Peut-on parler d’un affect lié aux différentes tonalités si ces tonalités ne sonnent pas de la même façon d’un pays à l’autre ? Si les mêmes notes ne sont pas accordées de la même manière entre chaque pays, les relations entre les tons selon les tonalités restent les mêmes : ainsi, les couleurs de chaque tonalité ne sont pas impactées.

1917 : le tempérament égal, ou la fin du pouvoir affectif des tonalités

Le début du XXe siècle signale un changement majeur dans l’histoire de la musique : l'implémentation du tempérament égal, une répartition des douze demi-tons de l’octave en intervalles chromatiques complètement égaux. Basé sur les gammes pythagoriciennes construites autour des quintes, le tempérament égal est déjà en circulation depuis des siècles, si ce n’est de manière jusqu’alors mathématiquement imprécise, par manque de moyen de mesurer correctement la fréquence des intervalles. 

Ce n’est qu’en 1917 que le tempérament égal est finalement maîtrisé, avec la publication de l’ouvrage « Modern Piano tuning and Allied Arts including Principles and Practice of Piano Tuning » de William Braid White (1878-1959), théoricien et technicien-accordeur de pianos. Ayant développé une méthode scientifique capable de mesurer les battements d’ondes entre chaque intervalle, White permet ainsi au piano d’être accordé de manière « égale » entre chacun des tons. 

L'ère du tempérament égal est arrivé, et remplace progressivement les tempéraments inégaux du XIXe siècle, qui donnent selon White « un caractère précis à chaque tonalité » mais qui empêchent le pianiste de moduler librement vers toutes les tonalités.

L’adoption progressive du tempérament égal au début du XXe siècle implique une homogénéisation des différentes tonalités afin que chacune puisse être jouée de manière similaire. Mais cette homogénéisation efface également les différentes couleurs et nuances affectives associées aux différentes tonalités. 
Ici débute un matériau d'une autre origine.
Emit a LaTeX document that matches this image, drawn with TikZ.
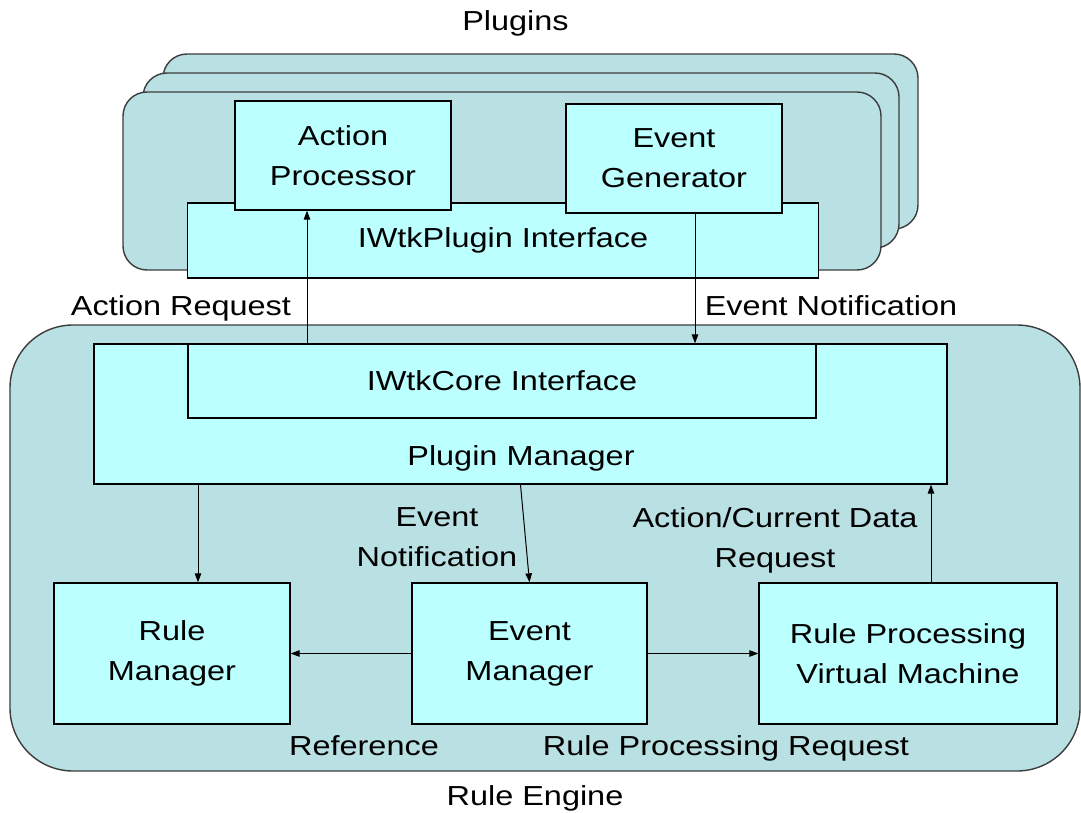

Cependant, si ce nouveau tempérament efface certaines nuances, il en présente d’autres. Maintenant parfaitement maîtrisé, le tempérament égal mène la musique vers de nouveaux horizons et une modernité musicale loin de l’expression affective, notamment la polytonalité, la musique atonale, le dodécaphonisme, la tonalité symétrique et même le jazz pour piano. 

Aussi, le tempérament égal ne serait qu’un tempérament parmi plusieurs, adapté aux répertoires modernes du XXe siècle mais inapproprié selon certains pour la musique des siècles passés, au risque d’effacer ses pouvoir affectifs.